─── Supplied material

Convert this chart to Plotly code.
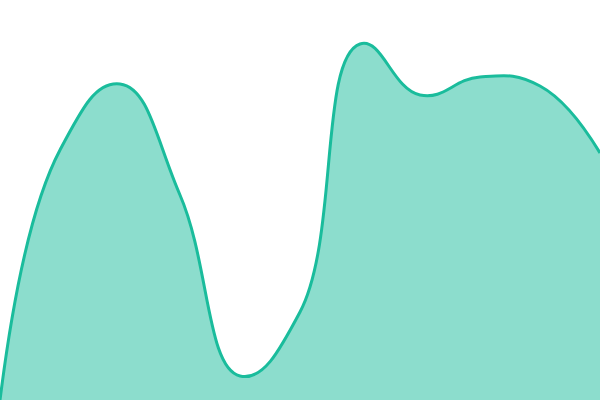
import plotly.graph_objects as go

x_vals = [0, 1, 2, 3, 4, 5, 6, 7, 8, 9, 10]
y_vals = [0, 250, 316, 205, 24, 88, 356, 305, 323, 314, 247]

fig = go.Figure()
fig.add_trace(go.Scatter(
    x=x_vals, y=y_vals,
    mode="lines",
    line=dict(color="#1abc9c", width=3, shape="spline", smoothing=1.3),
    fill="tozeroy",
    fillcolor="rgba(26,188,156,0.5)",
    hoverinfo="skip",
))
fig.update_layout(
    width=600, height=400,
    margin=dict(l=0, r=0, t=0, b=0),
    paper_bgcolor="white", plot_bgcolor="white",
    showlegend=False,
    xaxis=dict(visible=False, range=[0, 10]),
    yaxis=dict(visible=False, range=[0, 400]),
)
fig.write_html("out.html", config={"displayModeBar": False},
               post_script="document.body.style.margin='0';document.body.style.overflow='hidden';")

──────

Stated problem: From the first line of the material down to the line containing "323, 314, 247]", inclusive, return each line exactly, skipping any picture.

Response below:
Convert this chart to Plotly code.
import plotly.graph_objects as go

x_vals = [0, 1, 2, 3, 4, 5, 6, 7, 8, 9, 10]
y_vals = [0, 250, 316, 205, 24, 88, 356, 305, 323, 314, 247]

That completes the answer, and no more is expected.